Watson, blind since age 1, rose from playing for tips to starring at Carnegie Hall.

Gallagher said that Watson, due to his own blindness, was always moved by the line from "Amazing Grace," "I once was lost but now am found / Was blind, but now I see." Kent Gustavson's award-winning biography of Watson, which includes material about Watson's use of Gallagher guitars, was entitled "Blind, But Now I See."

Gallagher said Holt told him that Holt played "Amazing Grace" for Watson on the harmonica as Watson was on his deathbed.

Challenges

"He had a strong faith that had really developed over the past 10 years or so," said Gallagher, who is also a Church of Christ preacher.

Watson had to deal in his lifetime with the challenge of blindness and with the tragic death of his son and collaborator Merle Watson, who died in a tractor accident in 1985. Watson considered retiring from the music business but instead started an annual music festival in Wilkesboro, N.C., in his son's memory.
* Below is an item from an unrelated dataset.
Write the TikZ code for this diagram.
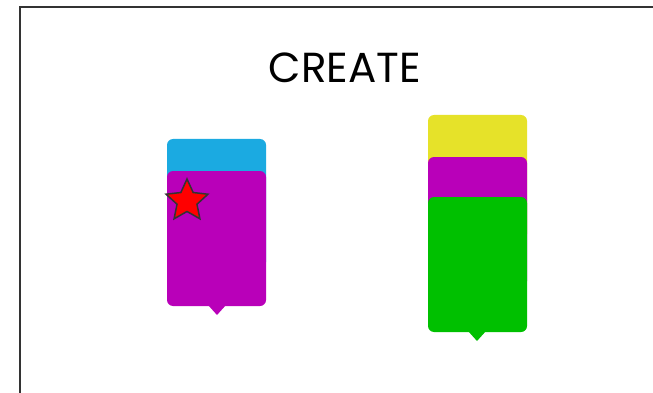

Merlefest celebrates "traditional plus" music.

"When Merle and I started out we called our music 'traditional plus,' meaning the traditional music of the Appalachian region plus whatever other styles we were in the mood to play," Doc Watson is quoted as saying on the festival's website. "Since the beginning, the people of the college and I have agreed that the music of MerleFest is 'traditional plus.'"

Major impact

Gallagher said there's no way to measure the impact Watson had on his business and career. Doc Watson was a walking advertisement for Gallagher guitars during his performances, and Gallagher has gotten e-mails from as far away as France and Sweden reacting to Watson's death.

"He's left quite a legacy," said Gallagher.

Gallagher wasn't the only Bedford County resident with ties to the musician. Roy Turrentine of Normandy said his mother, the late Bell Buckle resident Jocelyn Turrentine, once had a piano student at the North Carolina School For The Blind named Paul Montgomery. Montgomery, later a children's TV personality in Raleigh, N.C., taught Watson his first guitar chord, said Roy Turrentine. Turrentine said it was probably the only chord Montgomery knew, but it was enough to get Watson started.

'One of the People'

The statue of Watson dedicated last summer depicts him sitting on a bench. At Watson's request the inscription read, "Just One of the People," echoing a statement he'd once made to Holt about how he'd like to be remembered.

"Just as a good ol' down-to-earth boy that didn't think he was perfect and that loved music," Watson said. "And I'd like to leave quite a few friends behind and I hope I will. Other than that, I don't want nobody putting me on a pedestal when I leave here. I'm just one of the people ... just me."

--Associated Press reports contributed to this story.